Implement Mul<u64> and Div<u64> for Duration

[sfackler]

This probably can't merge as-is because it breaks any code that
multiplies or divides a Duration by an unsuffixed literal :(

However, these operations are useful in many contexts (e.g. data
transfer estimation) where a u32 isn't big enough and the logic is
pretty complex, especially for multiplication. Hopefully we can expose
these in some way?

cc @rust-lang/libs

Any ideas on where to go with this functionality, @aturon?

[rust-highfive]

r? @alexcrichton

(rust_highfive has picked a reviewer for you, use r? to override)

[alexcrichton]

Hm the breakage with unsuffixed literals indeed seems like a non-starter here.

I wonder if it'd be worth investigating the underlying type inference bug?

[sfackler]

Not sure it's a bug strictly - there's no precedence on which integer type a literal should be if multiple apply and none are i32 - maybe we could do something like picking the smallest type that would fit the value?

[durka]

Can you fix the inference regression by implementing the ops for i32, simply casting the argument to u32 and handing off to the u32 impl?

It seems to work (adds a warning though).

[sfackler]

I'd be a bit uncomfortable with that - some_duration * -3 would compile when it really shouldn't.

[aturon]

@sfackler @alexcrichton

@sfackler is correct that this isn't a bug. We made the decision to allow "input" types to a trait (like type parameters) influence type inference, which is often helpful, but can be brittle when you add new impls.

It's possible that default type parameter fallback could help here, but I don't immediately see a route.

This is a kind of API evolution we certainly should allow, but the interconnecting pieces are really tricky (and the future of even default param fallback is in question). So (1) I will take this example into consideration on the lang design front and (2) meanwhile, we should figure out a different route to gain this functionality.

[alexcrichton]

Bah oh well. An idea, though, perhaps?

impl<T: Into<u64>> Mul<T> for Duration {
   // ...
}

Now that we have a number of Into impls, would that work? The default fallback of i32 doesn't implement Into<u64>, however, so maybe we'd still need suffixes?

[durka]

@alexcrichton I tried plugging that into my test above, it doesn't really solve the problem.

[alexcrichton]

The libs team discussed this PR during triage and the decision was to merge with an inherent method of a name other than mul for now. There are a number of language-level possibilities for solving this eventually, but in the near term it seems prudent to allow this form of functionality at all! We can always deprecate it at a later date if more language features become available.

[sfackler]

I updated the PR to move these to mul_u64 and div_u64 methods, but div_u64 is unfortunately broken. Specifically, this calculation overflows when rhs is large. Does anyone see a nice way of breaking the calculation up so that all of the numbers are small enough?

[ranma42]

Why is this not simply let carry = self.secs % rhs;?

[ranma42]

AFAIK it requires either a muldiv-like operation (which would be the best option at least on x86), or u128 arithmetics (or using BigNum? it definitely looks like overkill) :(
Some references about software integer division can be found here and a good implementation is discussed here, but I would rather avoid putting the generic division algorithm here.

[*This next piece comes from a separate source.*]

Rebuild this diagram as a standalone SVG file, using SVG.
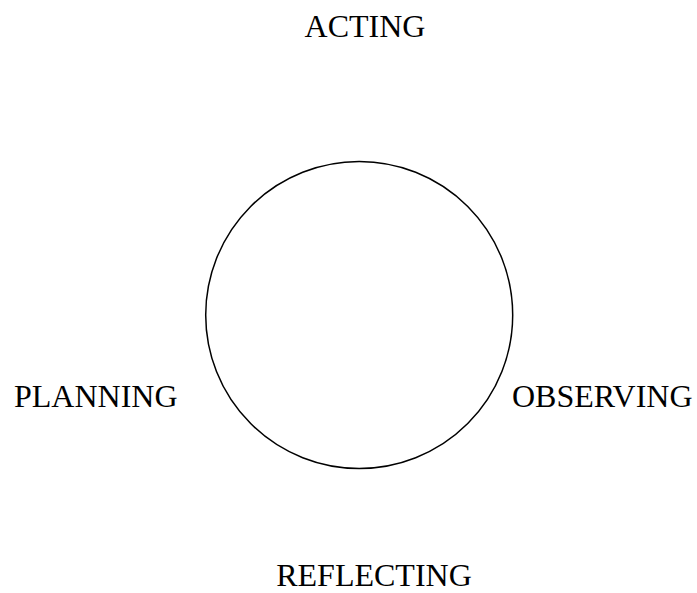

Looks like one use case for rust-lang/rfcs#1504

[alexcrichton]

@sfackler maybe this function can help?

[sfackler]

Ooh, nice, that looks like exactly what's needed! I'll update tonight.

[sfackler]

mul_div_u64 unfortunately doesn't work since NANOS_PER_SEC * rhs is larger than a u64.

[alexcrichton]

Hm can you clarify? The operation we want is carry * NANOS_PER_SEC / rhs which when calling that function will yield:

let q = carry / rhs;
let r = carry % rhs;

q * NANOS_PER_SEC + r * NANOS_PER_SEC / rhs

Which when substituted looks like:

(carry / rhs) * NANOS_PER_SEC + (carry % rhs) * NANOS_PER_SEC / rhs

Given that, where does NANOS_PER_SEC * rhs happen? In theory this wouldn't overflow unless it really does indeed overflow?

[sfackler]

The docs on mul_div_u64 state that it "Computes (value * numer) / denom without overflow, as long as both (numer*denom) and the overall result fit into i64 (which is the case for our time conversions)", since carry % rhs is on the order of the size of rhs

[alexcrichton]

Ok, well I'm basically lost in the weeds of what's going on, is this blocked on landing until that's fixed?

[sfackler]

I think the best approach would probably be to add some intrinsics to have LLVM generate u64 * u64 -> u128 and u128 / u64 -> u64 logic for us. Doing it correctly by hand is really complex in the general case: https://github.com/sdroege/rust-muldiv/blob/master/src/u64_muldiv.rs but really simple on common architectures: https://github.com/sdroege/rust-muldiv/blob/master/src/u64_muldiv_x86_64.rs

[sfackler]

I created a time2 crate that adds these methods and a few others - https://github.com/sfackler/rust-time2. I think it makes more sense for it to bake out there for now and then move a larger set of functionality in later.